En suma, de un lado, tenemos el déficit político de nuestro «viciado parlamento» (¡grieta¡) y, de otro, la falta de «densidad etnográfica» para entender el mosaico insurreccional que se juega en las calles. Por ejemplo, una calle devocional que utiliza banderas mapuches, litúrgica, tan nihilista como religiosa, y que ha erigido a un perro a la intemperie (¡Matapacos, un callejero por derecho propio¡) como icono de la protesta social sin partidos, ni programas. A ello se agrega un tercer momento que difícilmente se resolverá antes de un lustro, a saber, cuál es el «orden deseado» que busca la «primera línea», o bien, de aquí en más vamos a pensar el movimiento de calle bajo la figura inasible de su propia finitud de momento inaudible, innegociable y diluviana.

Quizá hay que iniciar la pregunta por un imaginario del orden que se desprenda de las lógicas de abuso depredador que el campo institucional codificó durante casi tres decenios. De otro modo, la interrogante por el «horizonte deseado» será siempre una pregunta diferida y librada al vacío de su propia infinitud (impolítica).

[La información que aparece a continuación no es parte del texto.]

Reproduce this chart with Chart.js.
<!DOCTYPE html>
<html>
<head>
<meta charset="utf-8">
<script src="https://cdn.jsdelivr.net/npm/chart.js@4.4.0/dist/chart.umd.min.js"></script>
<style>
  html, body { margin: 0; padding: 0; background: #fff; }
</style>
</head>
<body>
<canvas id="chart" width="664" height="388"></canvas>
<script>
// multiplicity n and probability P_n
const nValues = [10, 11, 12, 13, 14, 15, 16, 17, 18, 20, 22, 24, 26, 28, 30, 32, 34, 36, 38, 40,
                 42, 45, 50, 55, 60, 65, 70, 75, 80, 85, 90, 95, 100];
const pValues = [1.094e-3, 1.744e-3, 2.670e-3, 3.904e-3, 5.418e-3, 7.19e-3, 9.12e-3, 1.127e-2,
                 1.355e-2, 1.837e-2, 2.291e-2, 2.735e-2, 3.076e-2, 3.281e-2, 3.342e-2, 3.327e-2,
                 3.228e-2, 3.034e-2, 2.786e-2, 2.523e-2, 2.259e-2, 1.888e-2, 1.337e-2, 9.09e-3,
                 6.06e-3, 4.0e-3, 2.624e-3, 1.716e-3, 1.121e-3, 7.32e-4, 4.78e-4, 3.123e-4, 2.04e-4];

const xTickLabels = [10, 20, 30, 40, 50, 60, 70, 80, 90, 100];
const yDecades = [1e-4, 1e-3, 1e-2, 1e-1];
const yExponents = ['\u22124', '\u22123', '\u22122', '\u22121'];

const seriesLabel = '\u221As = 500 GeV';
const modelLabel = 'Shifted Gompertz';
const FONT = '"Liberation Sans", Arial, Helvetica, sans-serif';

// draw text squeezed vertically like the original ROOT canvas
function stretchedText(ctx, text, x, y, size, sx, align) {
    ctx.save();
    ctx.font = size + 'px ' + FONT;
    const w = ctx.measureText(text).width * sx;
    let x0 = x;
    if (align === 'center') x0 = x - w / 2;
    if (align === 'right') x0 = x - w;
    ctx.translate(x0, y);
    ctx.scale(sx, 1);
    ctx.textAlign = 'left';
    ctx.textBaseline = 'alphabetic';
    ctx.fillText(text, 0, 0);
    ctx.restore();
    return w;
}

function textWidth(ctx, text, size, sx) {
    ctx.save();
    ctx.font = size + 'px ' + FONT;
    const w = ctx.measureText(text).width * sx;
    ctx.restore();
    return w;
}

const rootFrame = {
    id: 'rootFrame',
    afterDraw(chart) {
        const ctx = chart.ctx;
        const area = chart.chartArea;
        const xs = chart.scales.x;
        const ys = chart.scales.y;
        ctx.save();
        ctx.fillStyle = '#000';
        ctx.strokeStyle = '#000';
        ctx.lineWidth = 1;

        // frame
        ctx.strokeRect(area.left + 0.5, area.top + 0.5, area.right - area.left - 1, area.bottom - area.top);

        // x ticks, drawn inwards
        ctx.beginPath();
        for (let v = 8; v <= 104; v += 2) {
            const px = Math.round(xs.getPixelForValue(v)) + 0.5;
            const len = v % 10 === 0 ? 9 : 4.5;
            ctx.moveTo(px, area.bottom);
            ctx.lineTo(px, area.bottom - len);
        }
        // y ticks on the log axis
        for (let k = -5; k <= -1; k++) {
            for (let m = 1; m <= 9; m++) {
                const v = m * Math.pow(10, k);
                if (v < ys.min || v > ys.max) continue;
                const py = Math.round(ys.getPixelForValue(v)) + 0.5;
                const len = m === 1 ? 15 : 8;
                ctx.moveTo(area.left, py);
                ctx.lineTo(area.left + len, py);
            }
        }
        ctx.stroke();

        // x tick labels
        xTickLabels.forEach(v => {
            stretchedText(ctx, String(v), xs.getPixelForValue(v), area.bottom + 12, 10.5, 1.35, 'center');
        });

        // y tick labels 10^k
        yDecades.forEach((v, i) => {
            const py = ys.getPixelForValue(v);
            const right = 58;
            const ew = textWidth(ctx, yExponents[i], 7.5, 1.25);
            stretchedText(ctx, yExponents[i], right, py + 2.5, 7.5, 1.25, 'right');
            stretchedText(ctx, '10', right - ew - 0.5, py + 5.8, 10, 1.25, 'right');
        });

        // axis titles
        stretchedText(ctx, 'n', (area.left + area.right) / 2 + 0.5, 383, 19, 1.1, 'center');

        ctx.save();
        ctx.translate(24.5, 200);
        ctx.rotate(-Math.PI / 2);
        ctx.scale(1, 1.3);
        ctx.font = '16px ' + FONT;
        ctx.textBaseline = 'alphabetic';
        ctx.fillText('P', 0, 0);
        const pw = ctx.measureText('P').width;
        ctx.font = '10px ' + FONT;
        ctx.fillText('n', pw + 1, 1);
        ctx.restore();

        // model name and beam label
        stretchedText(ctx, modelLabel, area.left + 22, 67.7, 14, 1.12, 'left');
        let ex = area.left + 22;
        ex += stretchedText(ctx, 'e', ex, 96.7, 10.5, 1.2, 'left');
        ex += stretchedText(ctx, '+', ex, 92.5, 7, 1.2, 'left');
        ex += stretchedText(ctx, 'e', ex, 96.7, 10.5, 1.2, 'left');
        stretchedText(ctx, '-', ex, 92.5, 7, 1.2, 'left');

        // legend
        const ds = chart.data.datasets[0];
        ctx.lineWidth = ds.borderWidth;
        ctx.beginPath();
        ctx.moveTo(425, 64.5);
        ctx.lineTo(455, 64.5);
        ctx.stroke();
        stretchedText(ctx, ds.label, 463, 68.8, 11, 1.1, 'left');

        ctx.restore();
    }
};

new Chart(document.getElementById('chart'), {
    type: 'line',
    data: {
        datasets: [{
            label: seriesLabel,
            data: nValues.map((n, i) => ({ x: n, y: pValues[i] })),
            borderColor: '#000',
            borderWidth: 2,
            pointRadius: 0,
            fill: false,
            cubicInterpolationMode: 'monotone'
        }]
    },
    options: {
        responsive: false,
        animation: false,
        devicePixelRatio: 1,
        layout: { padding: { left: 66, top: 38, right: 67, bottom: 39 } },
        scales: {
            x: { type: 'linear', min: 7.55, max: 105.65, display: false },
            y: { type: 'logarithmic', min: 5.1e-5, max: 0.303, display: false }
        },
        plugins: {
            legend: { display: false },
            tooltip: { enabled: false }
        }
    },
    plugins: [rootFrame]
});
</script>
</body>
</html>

De allí que nuestros barones políticos siguen porfiando con una política del pacto instrumental, obviando dimensiones fundamentales de subjetividad y vida cotidiana que nuevamente pretenden ser aplacadas y neutralizadas con el agotado recurso de los «acuerdos palaciegos».

Adicionalmente es necesario comprender que la «primera línea» no puede ser leída por nuestra «izquierda neoliberal» como la disrupción odorífica, anecdótica y carenciada que narran nuestros «pastores letrados» (pienso en los rectorados semióticos que maltrataron a la «indiada») que a punta de «clasismo cognitivo» y sarcasmos motejaron a la «primera línea» de descerebrados y anómicos volviendo al ancestral miedo a las masas.

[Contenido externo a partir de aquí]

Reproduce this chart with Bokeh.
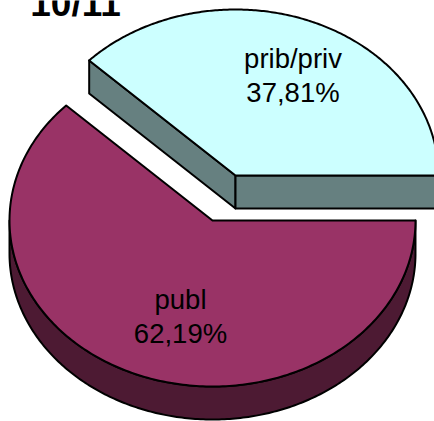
import numpy as np
from bokeh.plotting import figure
from bokeh.embed import file_html
from bokeh.resources import INLINE
from bokeh.core.properties import value

title = "10/11"
categories = ["publ", "prib/priv"]
shares = [62.19, 37.81]
share_labels = ["62,19%", "37,81%"]

W, H = 434, 421
RX, RY, DEPTH = 203, 166, 33
C_PUBL = (212, 220)
C_PRIV = (235, 175)
TOP = {"publ": "#993366", "prib/priv": "#CCFFFF"}
SIDE = {"publ": "#4D1A33", "prib/priv": "#668080"}
INK = "#000000"

split = 2 * np.pi * shares[0] / sum(shares)

def arc(c, a0, a1, dy=0, n=240):
    t = np.linspace(a0, a1, n)
    return c[0] + RX * np.cos(t), c[1] + RY * np.sin(t) + dy

p = figure(width=W, height=H, x_range=(0, W), y_range=(H, 0), toolbar_location=None,
           output_backend="svg", min_border=0)
p.axis.visible = False
p.grid.visible = False
p.outline_line_color = None
p.background_fill_color = "white"

def poly(xs, ys, color):
    p.patch(list(xs), list(ys), fill_color=color, line_color=INK, line_width=2, line_join="round")

# publ: rim (lower half only is visible), then top face
x0, y0 = arc(C_PUBL, 0, np.pi)
x1, y1 = arc(C_PUBL, np.pi, 0, DEPTH)
poly(np.r_[x0, x1], np.r_[y0, y1], SIDE["publ"])
x, y = arc(C_PUBL, 0, split)
poly(np.r_[C_PUBL[0], x], np.r_[C_PUBL[1], y], TOP["publ"])

# prib/priv: two cut faces, then top face
x, y = arc(C_PRIV, split, 2 * np.pi)
cx, cy = C_PRIV
poly([cx, x[0], x[0], cx], [cy, y[0], y[0] + DEPTH, cy + DEPTH], SIDE["prib/priv"])
poly([cx, x[-1], x[-1], cx], [cy, y[-1], y[-1] + DEPTH, cy + DEPTH], SIDE["prib/priv"])
poly(np.r_[cx, x], np.r_[cy, y], TOP["prib/priv"])

FONT = value("Liberation Sans")
lab_x = [180, 292.5]
lab_name_y = [299, 58]
lab_val_y = [333, 91.5]
for i in range(2):
    p.text([lab_x[i]], [lab_name_y[i]], text=[categories[i]], text_font=FONT, text_font_size="27.5px",
           text_align="center", text_baseline="alphabetic", text_color="#000000")
    p.text([lab_x[i]], [lab_val_y[i]], text=[share_labels[i]], text_font=FONT, text_font_size="27.5px",
           text_align="center", text_baseline="alphabetic", text_color="#000000")

p.text([75], [3], text=[title], text_font=FONT, text_font_size="37px", text_font_style="bold",
       text_align="center", text_baseline="alphabetic", text_color="#000000")

open("out.html", "w").write(file_html(p, INLINE))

Nuestra clase intelectual no puede obrar como el «policía epistemológico» que con un bate discursivo golpea la alteridad de la calle en toda su interdicción.

Si la miopía de nuestra política institucional consiste en obviar que la insurgencia de calle se sigue radicalizando, diversificando y multiplicando en sus estrategias, es más complejo asimilar las estrategias de imaginación popular que no riman como articulaciones hegemónicas o «cadenas equivalenciales» (Ernesto Laclau y las lecturas del FA), sino como un conjunto de movimientos y cuerpos. La unidad fundamental en nuestra parroquia es eminentemente institucional, en cambio en la Argentina responde al movimiento y la deliberación, o bien, como lo ha dicho el propio Horacio González a una «sensibilidad social muy argentina».

Finalmente, la pregunta por el «orden deseado» no puede estar entregada a la prepotencia de los «mesías hermenéuticos» y sus mitos de orden y consumo. Pero ello implica tiempos, inflexiones y palabras tendientes a la vertebración de la calle y sus rizomas. Qué duda cabe. Nuevamente estamos contra el reloj.